ADV-0 introduces a closed-loop min-max adversarial training framework for autonomous driving, aligning attack and defense objectives to improve robustness against rare, safety-critical long-tail scenarios.

Contribution

It proposes a novel zero-sum Markov game approach with iterative preference learning, ensuring convergence to Nash Equilibrium and better capturing evolving failure modes.

Findings

Effectively exposes safety-critical failures.

Enhances policy robustness against unseen long-tail risks.

Converges to Nash Equilibrium with theoretical guarantees.

Abstract

Deploying autonomous driving systems requires robustness against long-tail scenarios that are rare but safety-critical. While adversarial training offers a promising solution, existing methods typically decouple scenario generation from policy optimization and rely on heuristic surrogates. This leads to objective misalignment and fails to capture the shifting failure modes of evolving policies. This paper presents ADV-0, a closed-loop min-max optimization framework that treats the interaction between driving policy (defender) and adversarial agent (attacker) as a zero-sum Markov game.

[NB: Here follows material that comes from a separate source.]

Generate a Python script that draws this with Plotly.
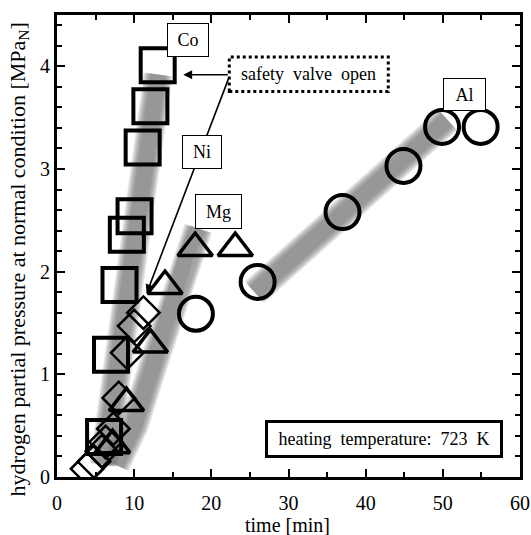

By aligning the attacker's utility directly with the defender's objective, we reveal the optimal adversary distribution. To make this tractable, we cast dynamic adversary evolution as iterative preference learning, efficiently approximating this optimum and offering an algorithm-agnostic solution to the game. Theoretically, ADV-0 converges to a Nash Equilibrium and maximizes a certified lower bound on real-world performance. Experiments indicate that it effectively exposes diverse safety-critical failures and greatly enhances the generalizability of both learned policies and motion planners against unseen long-tail risks.